■ **TASK**: Take every line from the first down to the line with "(0,0) rectangle (861,410);" and set it down exactly, without the pictures.

■ **RECORDED DATA**:
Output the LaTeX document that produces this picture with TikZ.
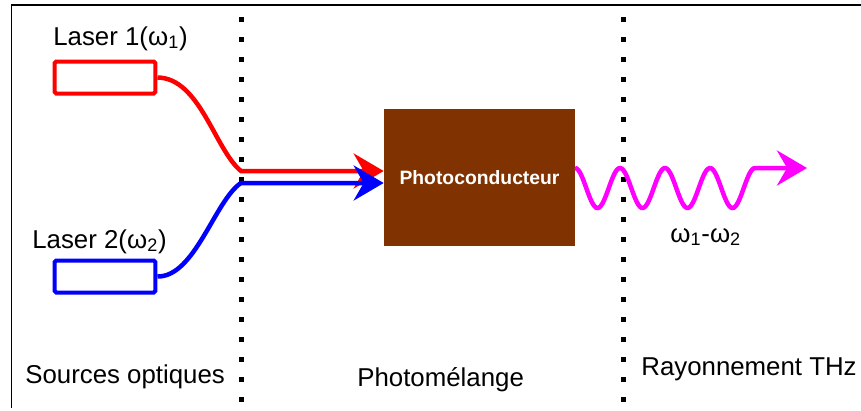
\documentclass[tikz,border=0pt]{standalone}
\usepackage{fontspec}
\setmainfont{Liberation Sans}
\usetikzlibrary{arrows.meta, positioning}
\definecolor{brunpc}{RGB}{128,51,0}
\definecolor{rougel}{RGB}{255,0,0}
\definecolor{bleul}{RGB}{0,0,255}
\definecolor{magthz}{RGB}{255,0,255}

\begin{document}
\begin{tikzpicture}[x=0.02cm, y=-0.02cm, >={Stealth[length=6mm, width=7mm, inset=2mm]}]
    % Styles
    \tikzstyle{laser} = [draw, rectangle, line width=0.08cm, rounded corners=1pt, minimum width=2.02cm, minimum height=0.64cm]
    \tikzstyle{fibre} = [line width=0.09cm]
    \tikzstyle{sep} = [line width=0.1cm, dash pattern=on 0.1cm off 0.3cm]
    \tikzstyle{txt} = [anchor=base west, inner sep=0pt, font=\fontsize{14.7}{17}\selectfont]

    \useasboundingbox (0,0) rectangle (861,410);

    % Cadre
    \draw[line width=0.04cm] (861,5) -- (11,5);
    \draw[line width=0.02cm] (11,5) -- (11,408);

    % Separateurs
    \draw[sep] (241,17) -- (241,402);
    \draw[sep] (623,17) -- (623,402);

    % Noeuds
    \node[laser, draw=rougel] (laserA) at (105,77.5) {};
    \node[laser, draw=bleul] (laserB) at (105,276.5) {};
    \node[fill=brunpc, minimum width=3.82cm, minimum height=2.74cm, text=white,
          font=\bfseries\fontsize{11}{13}\selectfont] (mixer) at (479.5,177.5) {Photoconducteur};

    \coordinate (joinA) at (241,171);
    \coordinate (joinB) at (241,183);
    \coordinate (thz) at (807,168);

    % Fibres
    \draw[fibre, rougel, ->] (laserA.east) .. controls (200,78) and (215,150) .. (joinA) -- (joinA -| mixer.west);
    \draw[fibre, bleul, ->] (laserB.east) .. controls (195,277) and (215,200) .. (joinB) -- (joinB -| mixer.west);

    % Onde THz
    \draw[fibre, magthz, ->] plot[domain=0:4, samples=120] ({575+45*\x},{188-20*cos(360*\x)}) -- (thz);

    % Textes
    \node[txt] (labA) at (53,45) {Laser 1(ω\textsubscript{1})};
    \node[txt] (labB) at (32,248) {Laser 2(ω\textsubscript{2})};
    \node[txt] (labW) at (670,242) {ω\textsubscript{1}-ω\textsubscript{2}};
    \node[txt] (zoneA) at (25,383) {Sources optiques};
    \node[txt] (zoneB) at (357,386) {Photomélange};
    \node[txt] (zoneC) at (641,375) {Rayonnement THz};

\end{tikzpicture}
\end{document}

■ **RESULT OF THIS EXERCISE**:
Output the LaTeX document that produces this picture with TikZ.
\documentclass[tikz,border=0pt]{standalone}
\usepackage{fontspec}
\setmainfont{Liberation Sans}
\usetikzlibrary{arrows.meta, positioning}
\definecolor{brunpc}{RGB}{128,51,0}
\definecolor{rougel}{RGB}{255,0,0}
\definecolor{bleul}{RGB}{0,0,255}
\definecolor{magthz}{RGB}{255,0,255}

\begin{document}
\begin{tikzpicture}[x=0.02cm, y=-0.02cm, >={Stealth[length=6mm, width=7mm, inset=2mm]}]
    % Styles
    \tikzstyle{laser} = [draw, rectangle, line width=0.08cm, rounded corners=1pt, minimum width=2.02cm, minimum height=0.64cm]
    \tikzstyle{fibre} = [line width=0.09cm]
    \tikzstyle{sep} = [line width=0.1cm, dash pattern=on 0.1cm off 0.3cm]
    \tikzstyle{txt} = [anchor=base west, inner sep=0pt, font=\fontsize{14.7}{17}\selectfont]

    \useasboundingbox (0,0) rectangle (861,410);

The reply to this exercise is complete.